Bega Cheese has announced a 160 percent profit increase for the 2013/14 financial year on the previous 12 months.
One driver behind the success of the New South Wales processor is the sale of the Warrnambool Cheese and Butter shares for $99 million after Bega failed in its takeover bid for, ABC Rural reports.
“We have an extraordinarily strong balance sheet with no net debt. No net debt, in fact, cash in the bank,” executive chair Barry Irvin said.
It also included the $25 million allocated to producers as part of the Milk Sustainability and Growth Program.
“The result highlights we have had a revenue growth of 6.5 per cent, mostly on the back of stronger commodity prices and the growth in our infant nutritional business.”

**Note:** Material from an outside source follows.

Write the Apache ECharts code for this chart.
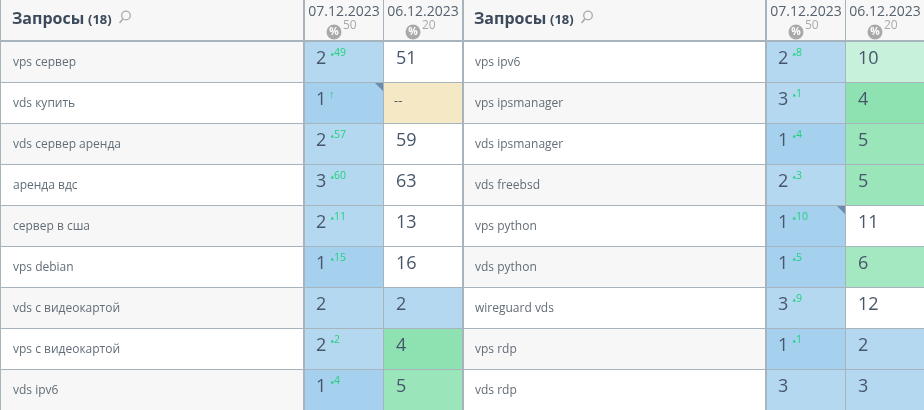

Despite commodity prices falling since the start of the year, Irvin said, “they are coming off very large highs and some of those falls are not unusual in the industry in terms of the timing of the falls.”
There is also the uncertainty of the impact of Russia's sanctions on some Australian agriculture products imposed earlier this month, including dairy.
“We have designed a business model that, while affected, has some capacity to manage through such circumstances as has been demonstrated in the past,” Irvin said.
“There does remain a strong underlying demand for dairy products in Asia. There is a very good base for expansion using the new capacities that we have created.”